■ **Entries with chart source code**
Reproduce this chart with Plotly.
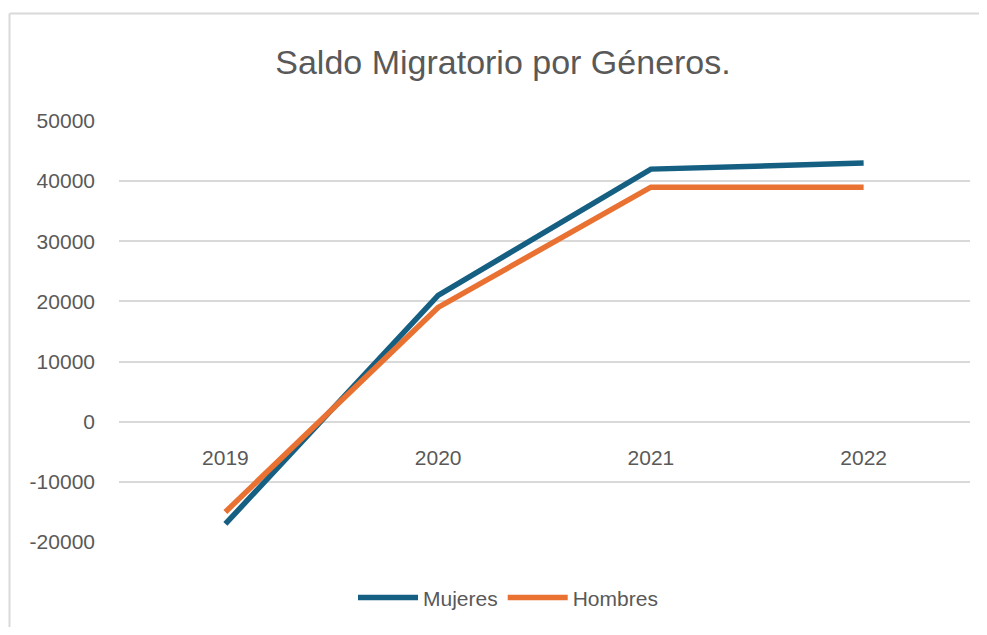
import plotly.graph_objects as go

years = ["2019", "2020", "2021", "2022"]
mujeres = [-17000, 21000, 42000, 43000]
hombres = [-15000, 19000, 39000, 39000]
y_ticks = [-20000, -10000, 0, 10000, 20000, 30000, 40000, 50000]

OFF = 8  # body margin of the html page
W, H = 987 - 2 * OFF, 635 - 2 * OFF
L, T = 119 - OFF, 121 - OFF
R = W - (970 - OFF)
B = H - (544 - OFF)
pw, ph = W - L - R, H - T - B

def px_x(px):
    return (px - OFF - L) / pw

def px_y(py):
    return ((H - B) - (py - OFF)) / ph

fig = go.Figure()
fig.add_trace(go.Scatter(x=years, y=mujeres, name="Mujeres", mode="lines",
                         line=dict(color="#156082", width=5.5)))
fig.add_trace(go.Scatter(x=years, y=hombres, name="Hombres", mode="lines",
                         line=dict(color="#E97132", width=5.5)))

zero_pos = (0 - y_ticks[0]) / (y_ticks[-1] - y_ticks[0])

fig.update_layout(
    width=W, height=H,
    margin=dict(l=L, r=R, t=T, b=B),
    paper_bgcolor="white", plot_bgcolor="white",
    font=dict(family="Liberation Sans, Arial, sans-serif", color="#595959", size=21),
    title=dict(text="Saldo Migratorio por Géneros.", x=px_x(503), xref="paper",
               xanchor="center", y=1 - (62 - OFF) / H, yanchor="middle",
               font=dict(size=34, color="#595959")),
    xaxis=dict(type="category", range=[-0.5, 3.5], showgrid=False, zeroline=False,
               showline=False, ticks="", anchor="free", position=zero_pos,
               tickfont=dict(size=21, color="#595959"), ticklabelstandoff=21),
    yaxis=dict(range=[y_ticks[0], y_ticks[-1]], tickvals=y_ticks,
               ticktext=[str(v) for v in y_ticks], showgrid=True,
               gridcolor="#D9D9D9", gridwidth=1.5, zeroline=False, showline=False,
               ticks="", tickfont=dict(size=21, color="#595959"), ticklabelstandoff=23),
    legend=dict(orientation="h", x=px_x(508), xanchor="center",
                y=px_y(600), yanchor="middle",
                font=dict(size=21, color="#595959"), itemwidth=60, tracegroupgap=0),
    showlegend=True,
)

# chart-area border (top and left edges visible in the reference)
fig.add_shape(type="line", xref="paper", yref="paper",
              x0=px_x(9.5), x1=px_x(1100), y0=px_y(13), y1=px_y(13),
              line=dict(color="#D9D9D9", width=2), layer="below")
fig.add_shape(type="line", xref="paper", yref="paper",
              x0=px_x(9.5), x1=px_x(9.5), y0=px_y(13), y1=px_y(700),
              line=dict(color="#D9D9D9", width=2), layer="below")

fig.write_html("out.html")
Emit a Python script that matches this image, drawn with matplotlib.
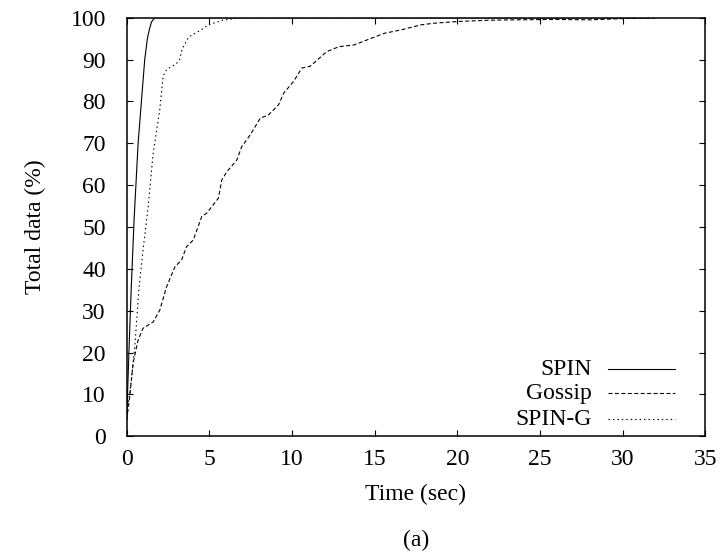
import matplotlib
matplotlib.use("Agg")
import matplotlib.pyplot as plt

# values (time in sec, cumulative % of data)
spin_t = [0, 0.05, 0.15, 0.28, 0.45, 0.69, 0.89, 1.09, 1.25, 1.36, 1.5, 1.7, 32]
spin_v = [4, 10, 22, 36, 52, 70, 80, 90, 95, 97, 99, 100, 100]

gossip_t = [0, 0.18, 0.39, 0.69, 0.99, 1.6, 2.0, 2.41, 2.92, 3.32, 3.62, 4.03, 4.54,
            4.84, 5.55, 5.75, 6.06, 6.66, 6.96, 7.47, 8.08, 8.58, 9.19, 9.5, 10.1,
            10.6, 11.1, 12.1, 12.85, 13.75, 14.8, 15.6, 16.6, 17.8, 18.6, 20.0,
            21.85, 23.3, 26.0, 28.0, 30.0, 31.7]
gossip_v = [4, 9.4, 17.5, 23, 25.8, 27.3, 30.1, 35.7, 40.5, 42.1, 45.3, 46.9, 52.5,
            53.3, 56.9, 61.2, 63.2, 66, 69.2, 72, 76, 76.8, 79.2, 82, 84.8,
            88, 88.4, 91.9, 93.1, 93.5, 95.1, 96.3, 97.1, 98.3, 98.7, 99.1,
            99.4, 99.5, 99.6, 99.5, 99.8, 100]

sping_t = [0, 0.1, 0.28, 0.49, 0.75, 0.99, 1.3, 1.6, 2.0, 2.2, 2.41, 3.0, 3.2, 3.35,
           3.75, 4.45, 4.95, 5.8, 6.9, 32]
sping_v = [4, 8, 13.4, 21.4, 35.7, 44.5, 54.9, 67.6, 78, 86, 87.6, 89, 90, 92.5,
           95.4, 97, 98.3, 99.4, 100, 100]

labels = ['SPIN', 'Gossip', 'SPIN-G']
xticks = [0, 5, 10, 15, 20, 25, 30, 35]
yticks = [0, 10, 20, 30, 40, 50, 60, 70, 80, 90, 100]

plt.rcParams['font.family'] = ['Liberation Serif', 'DejaVu Serif']
plt.rcParams['font.size'] = 17

fig = plt.figure(figsize=(7.24, 5.55), dpi=100)
ax = fig.add_axes([0.175, 0.214, 0.799, 0.754])

lw = 0.8
styles = [dict(linestyle='-'),
          dict(dashes=(3.6, 2.2)),
          dict(dashes=(1.3, 2.7))]
series = [(spin_t, spin_v), (gossip_t, gossip_v), (sping_t, sping_v)]

for (t, v), st in zip(series, styles):
    ax.plot(t, v, color='black', lw=lw, **st)

ax.set_xlim(0, 35)
ax.set_ylim(0, 100)
ax.set_xticks(xticks)
ax.set_yticks(yticks)
ax.tick_params(direction='in', length=4.5, width=0.8, top=True, right=True)
ax.tick_params(axis='x', pad=9)
ax.tick_params(axis='y', pad=15)
for s in ax.spines.values():
    s.set_linewidth(1.1)

ax.set_xlabel('Time (sec)')
ax.xaxis.set_label_coords(0.5, -0.115)
ax.set_ylabel('Total data (%)')
ax.yaxis.set_label_coords(-0.14, 0.5)

# key, gnuplot style: text right aligned, sample line to the right
key_y = [0.160, 0.103, 0.041]
for lab, st, yy in zip(labels, styles, key_y):
    ax.text(0.804, yy, lab, transform=ax.transAxes, ha='right', va='center')
    ax.plot([0.832, 0.948], [yy, yy], transform=ax.transAxes, color='black',
            lw=lw, clip_on=False, **st)

fig.text(0.575, 0.027, '(a)', ha='center', va='center')

fig.savefig('out.png', dpi=100)
plt.close()
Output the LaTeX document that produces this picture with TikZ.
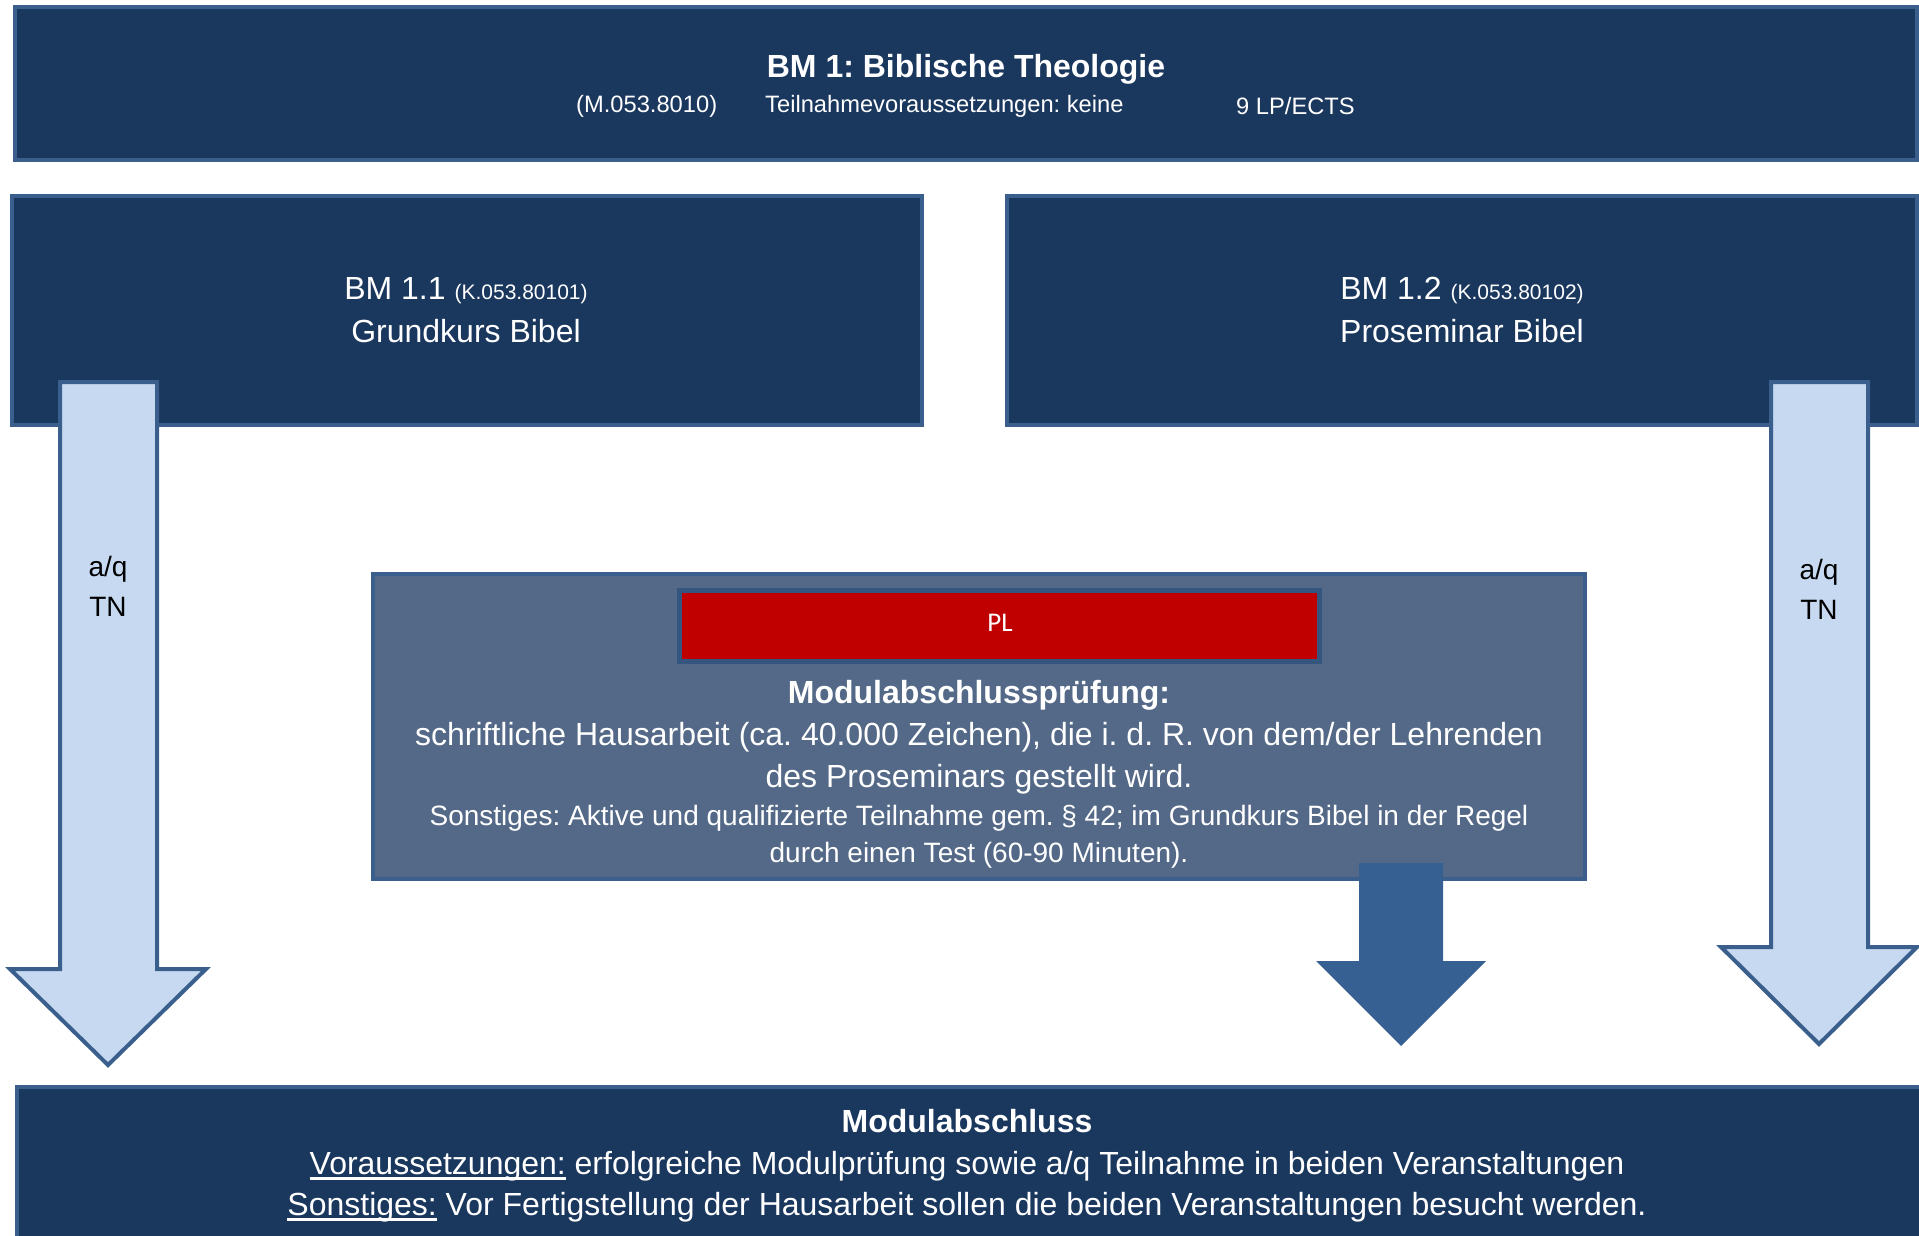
\documentclass[tikz,border=0pt]{standalone}
\usepackage{fontspec}
\setmainfont{Liberation Sans}
\newfontfamily\carl{Carlito}
\definecolor{navy}{HTML}{1A375E}
\definecolor{edge}{HTML}{3A5F8C}
\definecolor{lightfill}{HTML}{C6D9F1}
\definecolor{slate}{HTML}{536987}
\definecolor{midarrow}{HTML}{366092}
\definecolor{plred}{HTML}{C00000}
\newcommand{\fs}[1]{\fontsize{#1}{#1}\selectfont}
\newcommand{\ulx}[1]{\setbox0\hbox{#1}\rlap{\rule[-6pt]{\wd0}{2.8pt}}\box0\relax}
\frenchspacing
\begin{document}
\begin{tikzpicture}[x=1pt,y=-1pt,
  darkbox/.style={rectangle, draw=edge, fill=navy, line width=4pt, inner sep=0pt},
  midbox/.style={rectangle, draw=edge, fill=slate, line width=4pt, inner sep=0pt},
  plbox/.style={rectangle, draw=edge!90!black, fill=plred, line width=5pt, inner sep=0pt},
  lightarrow/.style={draw=edge, fill=lightfill, line width=4pt, line join=miter},
  darkarrow/.style={fill=midarrow, draw=none},
  wtxt/.style={text=white, inner sep=0pt, align=center},
  btxt/.style={text=black, inner sep=0pt, align=center}]
\useasboundingbox (0,0) rectangle (1919,1236);

% boxes
\node[darkbox, minimum width=1902pt, minimum height=153pt] (top) at (966,83.5) {};
\node[darkbox, minimum width=910pt, minimum height=229pt] (bm11) at (467,310.5) {};
\node[darkbox, minimum width=910pt, minimum height=229pt] (bm12) at (1462,310.5) {};
\node[midbox, minimum width=1212pt, minimum height=305pt] (mid) at (979,726.5) {};
\node[plbox, minimum width=640pt, minimum height=71pt] (pl) at (999,625.5) {};
\draw[darkbox] (17,1087) -- (1930,1087) -- (1930,1260) -- (17,1260) -- cycle;

% light arrows
\draw[lightarrow] (60,382) -- (157,382) -- (157,969) -- (206,969) -- (108,1065) -- (10,969) -- (60,969) -- cycle;
\draw[lightarrow] (1771,382) -- (1868,382) -- (1868,947) -- (1917,947) -- (1819,1044) -- (1721,947) -- (1771,947) -- cycle;
% dark arrow
\fill[darkarrow] (1359,863) -- (1443,863) -- (1443,961) -- (1486,961) -- (1401,1046) -- (1316,961) -- (1359,961) -- cycle;

% top texts
\node[wtxt, font=\fs{32}\bfseries] (t1) at (966,69) {BM 1: Biblische Theologie};
\node[wtxt, font=\fs{23.7}, anchor=west] (t2) at (576,106) {(M.053.8010)};
\node[wtxt, font=\fs{23.7}, anchor=west] (t3) at (765,106) {Teilnahmevoraussetzungen: keine};
\node[wtxt, font=\fs{23.7}, anchor=west] (t4) at (1236,106) {9 LP/ECTS};

% course boxes
\node[wtxt, font=\fs{32}] (a1) at (466,291) {BM 1.1 {\fs{21}(K.053.80101)}};
\node[wtxt, font=\fs{32}] (a2) at (466,331) {Grundkurs Bibel};
\node[wtxt, font=\fs{32}] (b1) at (1462,291) {BM 1.2 {\fs{21}(K.053.80102)}};
\node[wtxt, font=\fs{32}] (b2) at (1462,331) {Proseminar Bibel};

% arrow labels
\node[btxt, font=\fs{28}] (l1) at (108,569) {a/q};
\node[btxt, font=\fs{28}] (l2) at (108,607) {TN};
\node[btxt, font=\fs{28}] (r1) at (1819,572) {a/q};
\node[btxt, font=\fs{28}] (r2) at (1819,610) {TN};

% middle texts
\node[wtxt, font=\carl\fs{27}] (plt) at (1000,623) {PL};
\node[wtxt, font=\fs{32}\bfseries] (m1) at (979,695) {Modulabschlussprüfung:};
\node[wtxt, font=\fs{32}] (m2) at (979,737) {schriftliche Hausarbeit (ca. 40.000 Zeichen), die i. d. R. von dem/der Lehrenden};
\node[wtxt, font=\fs{32}] (m3) at (979,779) {des Proseminars gestellt wird.};
\node[wtxt, font=\fs{28}] (m4) at (979,818) {Sonstiges: Aktive und qualifizierte Teilnahme gem. § 42; im Grundkurs Bibel in der Regel};
\node[wtxt, font=\fs{28}] (m5) at (979,855) {durch einen Test (60-90 Minuten).};

% bottom texts
\node[wtxt, font=\fs{32}\bfseries] (c1) at (967,1121) {Modulabschluss};
\node[wtxt, font=\fs{32}] (c2) at (967,1166) {\ulx{Voraussetzungen:} erfolgreiche Modulprüfung sowie a/q Teilnahme in beiden Veranstaltungen};
\node[wtxt, font=\fs{32}] (c3) at (967,1207) {\ulx{Sonstiges:} Vor Fertigstellung der Hausarbeit sollen die beiden Veranstaltungen besucht werden.};
\end{tikzpicture}
\end{document}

■ **Task statement**
Begin at the first line of the records and please reproduce every line exactly through the one containing "zero_pos = (0", leaving all pictures out.

■ **Response for this exercise**
Reproduce this chart with Plotly.
import plotly.graph_objects as go

years = ["2019", "2020", "2021", "2022"]
mujeres = [-17000, 21000, 42000, 43000]
hombres = [-15000, 19000, 39000, 39000]
y_ticks = [-20000, -10000, 0, 10000, 20000, 30000, 40000, 50000]

OFF = 8  # body margin of the html page
W, H = 987 - 2 * OFF, 635 - 2 * OFF
L, T = 119 - OFF, 121 - OFF
R = W - (970 - OFF)
B = H - (544 - OFF)
pw, ph = W - L - R, H - T - B

def px_x(px):
    return (px - OFF - L) / pw

def px_y(py):
    return ((H - B) - (py - OFF)) / ph

fig = go.Figure()
fig.add_trace(go.Scatter(x=years, y=mujeres, name="Mujeres", mode="lines",
                         line=dict(color="#156082", width=5.5)))
fig.add_trace(go.Scatter(x=years, y=hombres, name="Hombres", mode="lines",
                         line=dict(color="#E97132", width=5.5)))

zero_pos = (0 - y_ticks[0]) / (y_ticks[-1] - y_ticks[0])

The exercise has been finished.